Profile picture of book publisher Mateo Farzaneh

Thursday, May 21, 2015

Mateo Farzaneh fell in love with reading history and biographies at a young age. Now the Northeastern Illinois University assistant professor of History has written one and is set to promote his new book, “The Iranian Constitutional Revolution and the Clerical Leadership of Khurasani,” published in March by Syracuse University Press.

The first stop on his nationwide campus tour is the University of Chicago’s Persian Circle on Oct. 14. He is also slated for book talks on college campuses in California, Oklahoma and Texas during the next academic year.

“This will be my first time doing the book talks and I am excited about it,” Farzaneh said.

“The Iranian Constitutional Revolution and the Clerical Leadership of Khurasani” provides an overview of the political history of Iran in the 19th and early 20th centuries and the ideas of renowned cleric Mulla Muhammad Kazim Khurasani. The Constitutional Revolution (1906-1911) was the 20th century’s first such political movements in the Middle East. Khurasani, a Shiite jurist, scholar and spiritual leader, was a leading advocate of constitutionalism.

In fact, that’s where the book delivers the most amount of information based on Farzaneh’s detailed textual analysis. In 2005, while pursuing his Ph.D. at the University of California at Santa Barbara, Farzaneh, an Iranian-American, began researching Iran’s history and the Iranian constitution for his dissertation. His findings also led him to the views of Khurasani’s push for progressive reforms to launch a new era of secular politics and clerical involvement in constitutionalism in Iran.

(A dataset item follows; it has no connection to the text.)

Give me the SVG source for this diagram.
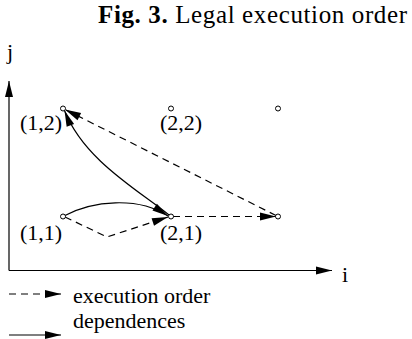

“[Khurasani] had a lot to do with the success of the revolution,” said Farzaneh, who migrated to the United States as a teenager. “I thought although he was interesting enough, nothing significant had really been written about him and his leadership role.”

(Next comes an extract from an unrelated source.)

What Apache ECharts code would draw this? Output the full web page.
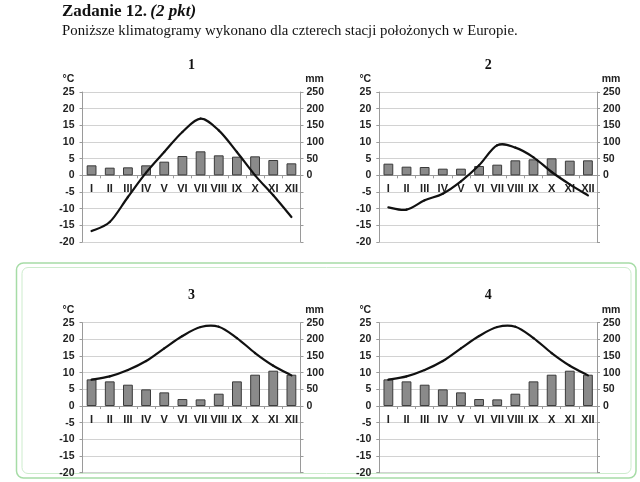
<!DOCTYPE html>
<html><head><meta charset="utf-8">
<script src="https://cdn.jsdelivr.net/npm/echarts@6/dist/echarts.min.js"></script>
<style>html,body{margin:0;padding:0;background:#fff}#c{width:640px;height:482px}</style>
</head><body><div id="c"></div>
<script>
const months = ['I','II','III','IV','V','VI','VII','VIII','IX','X','XI','XII'];
const chartTitles = ['1','2','3','4'];
const headTitle = 'Zadanie 12.';
const headPts = '(2 pkt)';
const headText = 'Poniższe klimatogramy wykonano dla czterech stacji położonych w Europie.';
// temperature (°C), left axis
const temp1 = [-16.7,-14.0,-6.5,0.8,7.0,13.0,17.0,13.5,7.0,0.0,-6.0,-12.5];
const temp2 = [-9.6,-10.3,-7.5,-5.5,-1.8,3.0,9.0,8.3,5.4,1.0,-2.7,-6.0];
const temp3 = [7.9,8.9,10.8,13.5,17.3,21.0,23.7,23.8,20.4,15.9,12.1,9.2];
const temp4 = [7.9,8.9,10.8,13.5,17.3,21.0,23.7,23.8,20.4,15.9,12.1,9.2];
// precipitation (mm), right axis
const prec1 = [30,23,24,30,41,58,72,60,56,57,46,36];
const prec2 = [35,26,25,20,20,28,32,45,48,51,44,45];
const prec3 = [80,74,64,50,41,21,20,37,74,94,106,94];
const prec4 = [80,74,64,50,41,21,20,37,74,94,106,94];
const tempMin = -20, tempMax = 25, tempStep = 5;
const precMin = -200, precMax = 250, precStep = 50;

const temps = [temp1,temp2,temp3,temp4];
const precs = [prec1,prec2,prec3,prec4];
const grids = [
  {left:82.5, top:92, width:218, height:150},
  {left:379.3, top:92, width:217.7, height:150},
  {left:82.5, top:322.7, width:218, height:150},
  {left:379.3, top:322.7, width:217.7, height:150}
];
const lab = {fontFamily:'Liberation Sans, Arial, sans-serif', fontWeight:'bold', fontSize:10.5, color:'#222'};

function renderSmooth(params, api) {
  const i = params.dataIndexInside, n = params.dataInsideLength;
  if (i >= n - 1) return null;
  const P = k => { k = Math.max(0, Math.min(n - 1, k)); return api.coord([api.value(0, k), api.value(1, k)]); };
  const p0 = P(i - 1), p1 = P(i), p2 = P(i + 1), p3 = P(i + 2);
  const t = 1 / 6;
  return {type:'bezierCurve', shape:{
      x1:p1[0], y1:p1[1], x2:p2[0], y2:p2[1],
      cpx1:p1[0] + (p2[0] - p0[0]) * t, cpy1:p1[1] + (p2[1] - p0[1]) * t,
      cpx2:p2[0] - (p3[0] - p1[0]) * t, cpy2:p2[1] - (p3[1] - p1[1]) * t},
    style:{stroke:'#111', lineWidth:2.2, fill:'none', lineCap:'round'}};
}

const xAxes=[], yAxes=[], series=[], graphics=[];
graphics.push({type:'rect', z:-10, shape:{x:16.5,y:263,width:619.5,height:215,r:7}, style:{fill:'none', stroke:'#a6dca6', lineWidth:1.5}});
graphics.push({type:'rect', z:-10, shape:{x:22,y:267.5,width:609,height:206,r:6}, style:{fill:'none', stroke:'#cdeccd', lineWidth:1}});
graphics.push({type:'text', x:62, y:12, style:{text:'{a|'+headTitle+'} {b|'+headPts+'}', verticalAlign:'middle', rich:{
  a:{fontFamily:'Liberation Serif, Times New Roman, serif', fontWeight:'bold', fontSize:17, fill:'#111'},
  b:{fontFamily:'Liberation Serif, Times New Roman, serif', fontWeight:'bold', fontStyle:'italic', fontSize:17, fill:'#111'}}}});
graphics.push({type:'text', x:62, y:31.5, style:{text:headText, verticalAlign:'middle', font:'14.8px "Liberation Serif", "Times New Roman", serif', fill:'#111'}});
grids.forEach((g,i)=>{
  graphics.push({type:'text', x:g.left+g.width/2, y:g.top-27, style:{text:chartTitles[i], align:'center', verticalAlign:'middle', font:'bold 14px "Liberation Serif", "Times New Roman", serif', fill:'#111'}});
  graphics.push({type:'text', x:g.left-14, y:g.top-13, style:{text:'°C', align:'center', verticalAlign:'middle', font:'bold 10.5px "Liberation Sans", Arial, sans-serif', fill:'#222'}});
  graphics.push({type:'text', x:g.left+g.width+14, y:g.top-13, style:{text:'mm', align:'center', verticalAlign:'middle', font:'bold 10.5px "Liberation Sans", Arial, sans-serif', fill:'#222'}});
  const zeroOffset = -(0 - tempMin) / (tempMax - tempMin) * g.height;
  xAxes.push({type:'category', gridIndex:i, data:months, boundaryGap:true, position:'bottom', offset:zeroOffset,
    axisLine:{onZero:false, lineStyle:{color:'#9a9a9a', width:1}},
    axisTick:{show:true, length:3, lineStyle:{color:'#9a9a9a'}},
    axisLabel:Object.assign({margin:8, interval:0}, lab, {fontSize:11}),
    splitLine:{show:false}});
  yAxes.push({type:'value', gridIndex:i, position:'left', min:tempMin, max:tempMax, interval:tempStep,
    axisLine:{show:true, lineStyle:{color:'#9a9a9a'}},
    axisTick:{show:true, length:3, lineStyle:{color:'#9a9a9a'}},
    axisLabel:Object.assign({margin:8}, lab),
    splitLine:{show:true, lineStyle:{color:'#d2d2d2', width:1}}});
  yAxes.push({type:'value', gridIndex:i, position:'right', min:precMin, max:precMax, interval:precStep,
    axisLine:{show:true, lineStyle:{color:'#9a9a9a'}},
    axisTick:{show:true, length:3, lineStyle:{color:'#9a9a9a'}},
    axisLabel:Object.assign({margin:6, formatter:v=> v>=0 ? String(v) : ''}, lab),
    splitLine:{show:false}});
  series.push({type:'bar', xAxisIndex:i, yAxisIndex:2*i+1, data:precs[i], barWidth:'54%',
    itemStyle:{color:'#8a8a8a', borderColor:'#3a3a3a', borderWidth:1}, silent:true});
  series.push({type:'custom', coordinateSystem:'cartesian2d', xAxisIndex:i, yAxisIndex:2*i,
    data:temps[i].map((v,k)=>[k, v]), renderItem:renderSmooth, z:5, silent:true, clip:false});
});
const chart = echarts.init(document.getElementById('c'), null, {renderer:'canvas'});
chart.setOption({animation:false, backgroundColor:'#fff', grid:grids, xAxis:xAxes, yAxis:yAxes, series:series, graphic:graphics});
</script></body></html>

Farzaneh, who delivered a brief talk about the process of publishing his book followed by a book-signing event at the Pedroso Center last month, has three other works in progress. His next book explores the reasons why the Iranian Imperial Army failed to protect the last monarchical regime in 1979; another is the history of women’s role in the Iran-Iraq War and their contributions as combat volunteers, intelligence officers, medics and nurses; and the third is a memoir of his time in Iran and his experience during the 1979 Revolution and the Iran-Iraq War in which he volunteered as a junior medic in the Iranian Red Crescent between the ages of 14-16.